Gui Minhai, the Hong Kong bookseller and publisher who has twice been seized by Chinese authorities--most recently on January 20--is being awarded the International Publishers Association's Prix Voltaire for "his bravery in continuing to publish despite the risks involved."
The National Book Foundation today announced it will present the National Book Award for Translated Literature, beginning this year at the 69th National Book Awards in November. This prize, which represents a fifth National Book Award category, will honor a work of fiction or nonfiction that has been translated into English and published in the U.S.
The poet and author Helen Dunmore, who died in June 2017, has been awarded the Costa book of the year for her final poetry collection, Inside the Wave.

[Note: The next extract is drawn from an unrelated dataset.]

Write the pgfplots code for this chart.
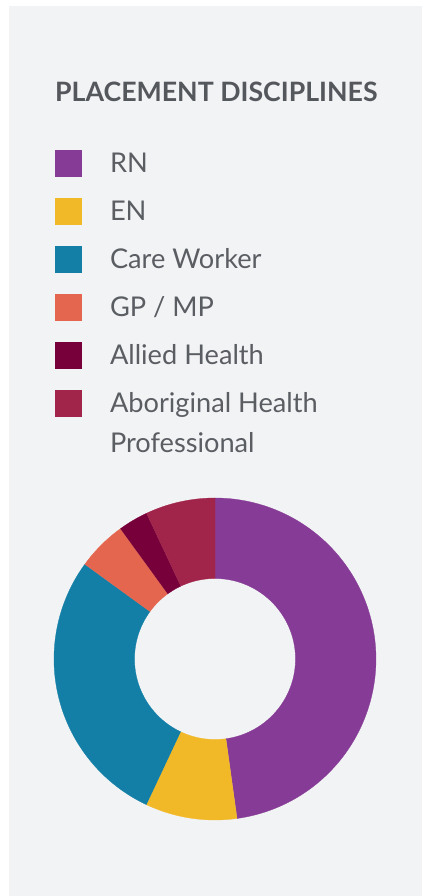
\documentclass[border=0pt]{standalone}
\usepackage{fontspec}
\setmainfont{Lato}
\usepackage{pgfplots}
\pgfplotsset{compat=1.18}
\definecolor{bgpanel}{HTML}{F2F3F5}
\definecolor{titlegray}{HTML}{54575C}
\definecolor{legendgray}{HTML}{5A5D62}
\definecolor{cRN}{HTML}{863C96}
\definecolor{cEN}{HTML}{F1B828}
\definecolor{cCW}{HTML}{137FA6}
\definecolor{cGP}{HTML}{E4664E}
\definecolor{cAH}{HTML}{77003A}
\definecolor{cAB}{HTML}{A1244A}
\begin{document}
\begin{tikzpicture}
\fill[white] (0,0) rectangle (422pt,896pt);
\fill[bgpanel] (9pt,0) rectangle (422pt,890pt);
\node[anchor=base west, inner sep=0pt, text=titlegray, font=\fontsize{26.7}{30}\selectfont\bfseries] at (55pt,794.8pt) {PLACEMENT DISCIPLINES};
\begin{axis}[
  at={(215pt,237pt)}, anchor=center,
  width=322pt, height=322pt, scale only axis,
  xmin=-1, xmax=1, ymin=-1, ymax=1,
  hide axis, clip=false,
  declare function={
    segang(\s,\p,\q)=3.6*ifthenelse(\s<1,\p+(\q-\p)*\s,ifthenelse(\s<2,\q,\q-(\q-\p)*(\s-2)));
    segrad(\s)=ifthenelse(\s<1,1,ifthenelse(\s<2,1-0.5*(\s-1),0.5));
  },
  variable=\t, domain=0:3, samples=301,
  legend image code/.code={
    \path[draw=none,fill=none] (0pt,-24pt) rectangle (55pt,24pt);
    \fill[#1,draw=none] (0pt,-4.5pt) rectangle (27pt,22.5pt);
  },
  legend style={
    at={(0.0031,2.0845)}, anchor=north west,
    draw=none, fill=none, inner sep=0pt, outer sep=0pt,
    row sep=0pt, column sep=0pt,
    cells={anchor=base west},
    nodes={inner sep=0pt, text=legendgray, font=\fontsize{27.2}{40}\selectfont},
  },
]
% cumulative boundaries in percent: RN 47.8, EN 9.2, Care Worker 28, GP/MP 5, Allied 3, Aboriginal 7
\addplot[fill=cRN, draw=cRN, line width=0.3pt] ({segrad(\t)*sin(segang(\t,0,47.8))},{segrad(\t)*cos(segang(\t,0,47.8))});
\addlegendentry{RN}
\addplot[fill=cEN, draw=cEN, line width=0.3pt] ({segrad(\t)*sin(segang(\t,47.8,57))},{segrad(\t)*cos(segang(\t,47.8,57))});
\addlegendentry{EN}
\addplot[fill=cCW, draw=cCW, line width=0.3pt] ({segrad(\t)*sin(segang(\t,57,85))},{segrad(\t)*cos(segang(\t,57,85))});
\addlegendentry{Care Worker}
\addplot[fill=cGP, draw=cGP, line width=0.3pt] ({segrad(\t)*sin(segang(\t,85,90))},{segrad(\t)*cos(segang(\t,85,90))});
\addlegendentry{GP / MP}
\addplot[fill=cAH, draw=cAH, line width=0.3pt] ({segrad(\t)*sin(segang(\t,90,93))},{segrad(\t)*cos(segang(\t,90,93))});
\addlegendentry{Allied Health}
\addplot[fill=cAB, draw=cAB, line width=0.3pt] ({segrad(\t)*sin(segang(\t,93,100))},{segrad(\t)*cos(segang(\t,93,100))});
\addlegendentry{\parbox[t]{250pt}{Aboriginal Health\\Professional}}
\end{axis}
\pgfresetboundingbox
\useasboundingbox (0,0) rectangle (422pt,896pt);
\end{tikzpicture}
\end{document}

Dunmore, who died last year aged 64, is only the second posthumous winner of the book of the year category in the prize's history, after her fellow poet Ted Hughes won for Birthday Letters in 1998, and only the eighth poetry collection to take the top award.
Inside the Wave considers her terminal cancer diagnosis and impending death.
Fantasy author Ursula K Le Guin has died at her home in Oregan, aged 88. A prodigious author, her career spanned more than half a century. She won numerous awards including the Nebula and Hugo science fiction and fantasy awards, the Newbery Medal, and the National Book Foundation Medal for Distinguished Contribution to American Letters. In 2000 the US Library of Congress designated her a Living Legend for her contribution to America's cultural heritage.